■ TASK BRIEF ■
In the material below, please retype the lines from the very first through the one with "const deslocamentos = [6, 67, 131, 200, 259];", exactly and without pictures.

━━ COLLECTED MATERIAL ━━

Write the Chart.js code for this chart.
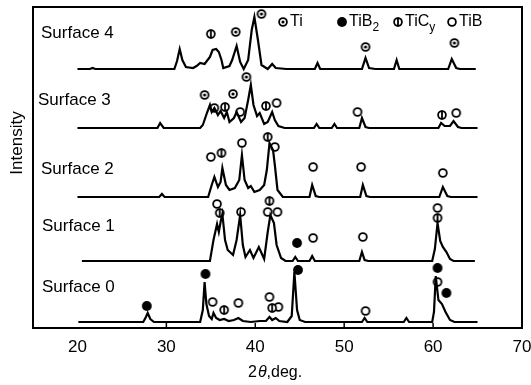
<!DOCTYPE html>
<html>
<head>
<meta charset="utf-8">
<script src="https://cdn.jsdelivr.net/npm/chart.js@4.4.0/dist/chart.umd.min.js"></script>
<style>
html,body{margin:0;padding:0;background:#fff;}
canvas{display:block;}
</style>
</head>
<body>
<canvas id="grafico" width="531" height="385"></canvas>
<script>
// Dados (2theta em graus, intensidade acima da linha base de cada curva)
const xTicks = [20, 30, 40, 50, 60, 70];
const nomes = ['Surface 0', 'Surface 1', 'Surface 2', 'Surface 3', 'Surface 4'];
const deslocamentos = [6, 67, 131, 200, 259];

const surface0 = [[20.1,0],[27.4,0],[27.7,5],[27.9,9],[28.2,3],[28.6,0],[33.8,0],[34.1,12],[34.3,40],[34.5,18],[34.8,6],[35.1,3],[35.3,9],[35.6,4],[36.0,2],[36.5,3],[37.0,1],[37.6,2],[38.1,4],[38.6,1],[39.5,0],[40.5,1],[41.2,1],[41.6,5],[41.9,2],[42.3,4],[42.7,1],[43.6,0],[44.1,6],[44.4,50],[44.7,12],[45.0,2],[45.6,0],[52.0,0],[52.3,4],[52.6,0],[56.7,0],[57.0,4],[57.3,0],[59.9,0],[60.1,10],[60.3,46],[60.6,22],[61.0,18],[61.4,10],[61.9,2],[62.4,0],[65.0,0]];
const surface1 = [[20.5,0],[34.9,0],[35.3,21],[35.7,37],[35.9,29],[36.1,39],[36.3,47],[36.6,21],[36.9,11],[37.5,6],[37.9,21],[38.3,46],[38.6,16],[38.9,4],[39.4,11],[39.8,3],[40.4,14],[41.0,2],[41.4,29],[41.7,46],[42.1,38],[42.4,16],[42.9,3],[43.4,0],[44.2,0],[44.5,4],[44.8,0],[46.1,0],[46.4,5],[46.7,0],[51.7,0],[52.0,9],[52.3,1],[52.7,0],[59.9,0],[60.2,12],[60.5,38],[60.8,20],[61.1,14],[61.5,9],[61.9,2],[62.3,0],[64.7,0]];
const surface2 = [[20.0,0],[29.2,0],[29.5,3],[29.8,0],[34.7,0],[35.1,12],[35.4,20],[35.8,10],[36.1,15],[36.3,29],[36.7,12],[37.1,7],[37.7,9],[38.2,17],[38.5,42],[38.8,17],[39.2,9],[39.5,11],[39.9,5],[40.5,7],[41.0,12],[41.3,27],[41.6,54],[42.0,47],[42.2,32],[42.5,7],[43.1,0],[46.1,0],[46.4,12],[46.8,1],[47.2,0],[51.8,0],[52.1,12],[52.5,1],[52.9,0],[60.7,0],[61.1,10],[61.6,1],[62.0,0],[65.0,0]];
const surface3 = [[20.0,0],[29.0,0],[29.3,5],[29.7,0],[33.8,0],[34.1,3],[34.6,16],[34.9,23],[35.1,16],[35.4,20],[35.8,13],[36.1,17],[36.5,10],[36.8,16],[37.1,6],[37.6,10],[37.9,16],[38.4,6],[38.8,10],[39.2,28],[39.5,43],[39.8,23],[40.2,12],[40.5,15],[41.0,4],[41.4,6],[41.9,16],[42.2,8],[42.6,2],[43.3,0],[46.6,0],[46.9,4],[47.2,0],[48.6,0],[48.9,4],[49.2,0],[51.7,0],[52.0,10],[52.4,1],[52.8,0],[60.6,0],[60.9,5],[61.3,2],[61.9,2],[62.3,7],[62.8,1],[63.2,0],[65.0,0]];
const surface4 = [[20.0,0],[21.4,0],[21.7,1],[22.0,0],[30.9,0],[31.2,8],[31.5,20],[31.8,9],[32.2,2],[33.0,1],[33.4,3],[33.8,6],[34.3,5],[34.9,12],[35.2,19],[35.6,20],[35.9,17],[36.2,9],[36.4,1],[37.1,3],[37.4,9],[37.9,23],[38.3,7],[38.7,0],[39.2,9],[39.6,39],[39.9,52],[40.3,29],[40.7,4],[41.4,0],[41.9,5],[42.3,1],[43.5,0],[46.7,0],[47.0,6],[47.3,0],[52.0,0],[52.4,11],[52.8,1],[53.5,0],[55.6,0],[55.9,9],[56.2,0],[61.7,0],[62.1,10],[62.6,1],[63.0,0],[64.8,0]];
const curvas = [surface0, surface1, surface2, surface3, surface4];

// Marcadores de fase: [curva, 2theta, altura acima da base]
const picosTi = [[4,37.8,37],[4,40.7,55],[4,52.4,22],[4,62.4,26],[3,34.3,33],[3,37.5,34],[3,39.0,51]];
const picosTiB2 = [[1,44.7,18],[0,27.8,16],[0,34.4,48],[0,44.8,52],[0,60.5,54],[0,61.5,29]];
const picosTiC = [[4,35.0,35],[3,36.6,21],[3,41.2,22],[3,61.0,13],[2,36.2,44],[2,41.4,60],[1,36.0,48],[1,41.6,60],[1,60.5,43],[0,36.5,12],[0,41.9,14]];
const picosTiB = [[3,35.4,20],[3,38.3,16],[3,42.4,25],[3,51.5,16],[3,62.6,15],[2,35.0,40],[2,38.5,54],[2,42.2,50],[2,46.5,30],[2,51.9,30],[2,61.1,24],[1,35.7,57],[1,38.4,49],[1,41.4,49],[1,42.5,49],[1,46.5,23],[1,52.1,24],[1,60.5,53],[0,35.2,20],[0,38.1,19],[0,41.6,25],[0,42.6,15],[0,52.4,11],[0,60.5,40]];

// Simbolos desenhados num canvas pequeno
function simbolo(tipo){
    const c = document.createElement('canvas'); c.width = 14; c.height = 14;
    const g = c.getContext('2d');
    g.strokeStyle = '#000'; g.fillStyle = '#000'; g.lineWidth = 1.8;
    g.beginPath();
    if(tipo === 'tib2'){ g.arc(7,7,4.9,0,Math.PI*2); g.fill(); return c; }
    g.arc(7,7,3.9,0,Math.PI*2);
    g.fillStyle = '#fff'; g.fill(); g.stroke();
    g.fillStyle = '#000';
    if(tipo === 'ti'){ g.beginPath(); g.arc(7,7,1.6,0,Math.PI*2); g.fill(); }
    if(tipo === 'tic'){ g.beginPath(); g.moveTo(7,2.5); g.lineTo(7,11.5); g.stroke(); }
    return c;
}
const simbolos = { ti: simbolo('ti'), tib2: simbolo('tib2'), tic: simbolo('tic'), tib: simbolo('tib') };

const fonte = '"Liberation Sans", Arial, sans-serif';

const datasets = curvas.map((c,i)=>({
    label: nomes[i],
    data: c.map(p=>({ x: p[0], y: deslocamentos[i] + p[1] })),
    showLine: true, borderColor: '#000', borderWidth: 2.2, pointRadius: 0, tension: 0
}));
function marcadores(lista, tipo){
    return {
        label: tipo,
        data: lista.map(p=>({ x: p[1], y: deslocamentos[p[0]] + p[2] })),
        showLine: false, pointStyle: simbolos[tipo], pointRadius: 5
    };
}
datasets.push(marcadores(picosTi,'ti'), marcadores(picosTiB2,'tib2'), marcadores(picosTiC,'tic'), marcadores(picosTiB,'tib'));

// Moldura, rotulos, legenda e titulos
const extras = {
    id: 'extras',
    afterDraw(chart){
        const ctx = chart.ctx, a = chart.chartArea, sx = chart.scales.x;
        ctx.save();
        ctx.strokeStyle = '#000'; ctx.lineWidth = 2;
        ctx.strokeRect(a.left, a.top, a.right-a.left, a.bottom-a.top);
        ctx.lineWidth = 1.5;
        xTicks.slice(1,-1).forEach(v=>{
            const px = sx.getPixelForValue(v);
            ctx.beginPath(); ctx.moveTo(px, a.bottom); ctx.lineTo(px, a.bottom-5); ctx.stroke();
        });
        ctx.fillStyle = '#000';
        ctx.font = '17px ' + fonte; ctx.textBaseline = 'middle'; ctx.textAlign = 'left';
        const posY = [287, 226, 169, 100, 33];
        nomes.forEach((n,i)=> ctx.fillText(n, [42,42,41,38,41][i], posY[i]));
        // legenda
        const itens = [['ti','Ti',''],['tib2','TiB','2'],['tic','TiC','y'],['tib','TiB','']];
        const xs = [283, 342, 398, 452];
        ctx.font = '16px ' + fonte;
        itens.forEach((it,i)=>{
            const s = simbolos[it[0]];
            ctx.drawImage(s, xs[i]-7, 22-7);
            ctx.fillText(it[1], xs[i]+7, 22);
            if(it[2]){
                const w = ctx.measureText(it[1]).width;
                ctx.font = '12px ' + fonte;
                ctx.fillText(it[2], xs[i]+7+w, 28);
                ctx.font = '16px ' + fonte;
            }
        });
        // titulo do eixo x
        ctx.font = '16px ' + fonte;
        let x0 = 248;
        ctx.fillText('2', x0, 373); x0 += ctx.measureText('2').width + 1;
        ctx.font = 'italic 16px ' + fonte;
        ctx.fillText('\u03b8', x0, 373); x0 += ctx.measureText('\u03b8').width;
        ctx.font = '16px ' + fonte;
        ctx.fillText(',deg.', x0, 373);
        // titulo do eixo y
        ctx.translate(17, 143);
        ctx.rotate(-Math.PI/2);
        ctx.textAlign = 'center';
        ctx.font = '17px ' + fonte;
        ctx.fillText('Intensity', 0, 0);
        ctx.restore();
    }
};

new Chart(document.getElementById('grafico'), {
    type: 'scatter',
    data: { datasets },
    options: {
        responsive: false, animation: false, devicePixelRatio: 1,
        layout: { padding: { left: 33, right: 9, top: 7, bottom: 0 } },
        plugins: { legend: { display: false }, tooltip: { enabled: false } },
        scales: {
            x: {
                type: 'linear', min: 15, max: 70,
                afterBuildTicks: s => { s.ticks = xTicks.map(v=>({ value: v })); },
                afterFit: s => { s.height = 57; s.paddingLeft = 0; s.paddingRight = 0; },
                grid: { display: false, drawTicks: false },
                border: { display: false },
                ticks: { color: '#000', padding: 9, font: { size: 17, family: fonte } }
            },
            y: { display: false, min: 0, max: 321 }
        }
    },
    plugins: [extras]
});
</script>
</body>
</html>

━━━

■ RESPONSE TO THE TASK ■
Write the Chart.js code for this chart.
<!DOCTYPE html>
<html>
<head>
<meta charset="utf-8">
<script src="https://cdn.jsdelivr.net/npm/chart.js@4.4.0/dist/chart.umd.min.js"></script>
<style>
html,body{margin:0;padding:0;background:#fff;}
canvas{display:block;}
</style>
</head>
<body>
<canvas id="grafico" width="531" height="385"></canvas>
<script>
// Dados (2theta em graus, intensidade acima da linha base de cada curva)
const xTicks = [20, 30, 40, 50, 60, 70];
const nomes = ['Surface 0', 'Surface 1', 'Surface 2', 'Surface 3', 'Surface 4'];
const deslocamentos = [6, 67, 131, 200, 259];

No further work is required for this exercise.